Regarding curtains: talk to my wife. Oh, okaaaaaay.
We have the drop-down outside electric shutters all around the downstairs as is the norm here in Switzerland. So curtains is more about interior decor than modesty.
We fitted bespoke venetian blinds on our neighbour side of the upstairs at a cost of about 2 thousand quid. Still working down the red light district to pay it off. Oh, and the downstairs has been curtained with this sort of stringy curtain stuff wot you take a pair of scissors to in order to cut it to the right length. Looks great.
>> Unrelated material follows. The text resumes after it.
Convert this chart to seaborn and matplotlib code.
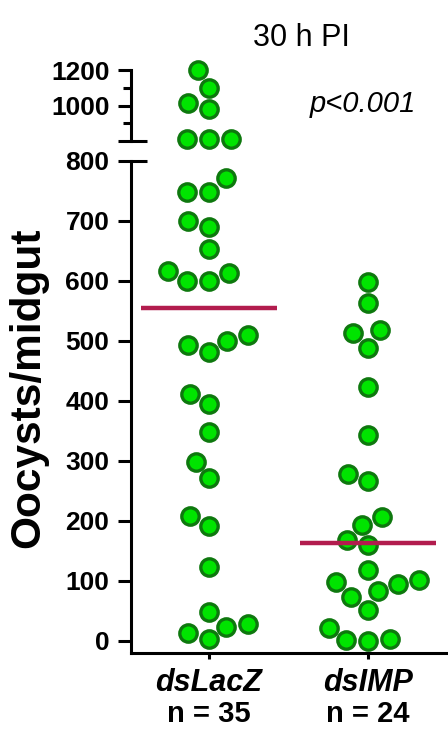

Other than that, no opinions.
Regarding lights: standardise, standardise, standardise. We ended up with about 45 lights in the end (I remember a looooong post on the subject last year) which sounds insane until yer go around with a pen a paper and log 'em all. We paid about 50 quid a pop (yes, ouch) and I can still remember going into the Swiss equivalent of Habitat (shabby-tat) and asking for about 20 of a particular design. Still, made putting them up a lot easier, and I'm proud to say that I only got electrocuted once.
Lights for the stairs are trickier, 'cos they've got to be close to the wall if you don't want to bump into 'em.
Oh I don't now, have a look for that old post and see what guff I wrote back then.
Kind Regards,
Ric
I've been looking at prefab buildings and am considering buying a Huf Haus, so it's really useful seeing one take shape.